Olivia Shannon, former director of the Liberia Broadcasting System, who is visiting the United States, had a message for Liberian parents. She said they should teach their children well about the country of their birth.
“We have a lot to teach the population at home and abroad. There’s a little boy who came to the table where I am sitting that talks about education in Liberia. He saw the picture of little girls with [computer] tablets and he asked what do they know about tablet? That tells me in his home he has been told that the children in Liberia know nothing.
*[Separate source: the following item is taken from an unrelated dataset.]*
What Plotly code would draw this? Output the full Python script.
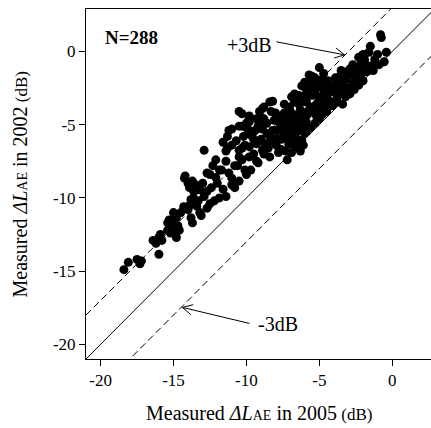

So, my thinking is that the parents in America themselves have to be taught about Liberia and what is happening there so that they will give their kids the right information about their country,” Shannon said.
Former Liberian broadcaster Jerry Wion said he and other Liberians were thankful that there is no more war in Liberia. But, he said the government has failed to deliver on the development it promised Liberians 10 years ago.
“All is not well, the economy and the hardships of our people. But, we are thankful there is peace, there’s no more fighting except that this president (Sirleaf) has not delivered the promises she made to the Liberian people. It’s 10 years now, still no water and electricity,” Wion said.
Despite their misgivings, Liberians danced to the music of various Liberian artists as vendors sold all a variety of Liberian food, clothes and artifacts.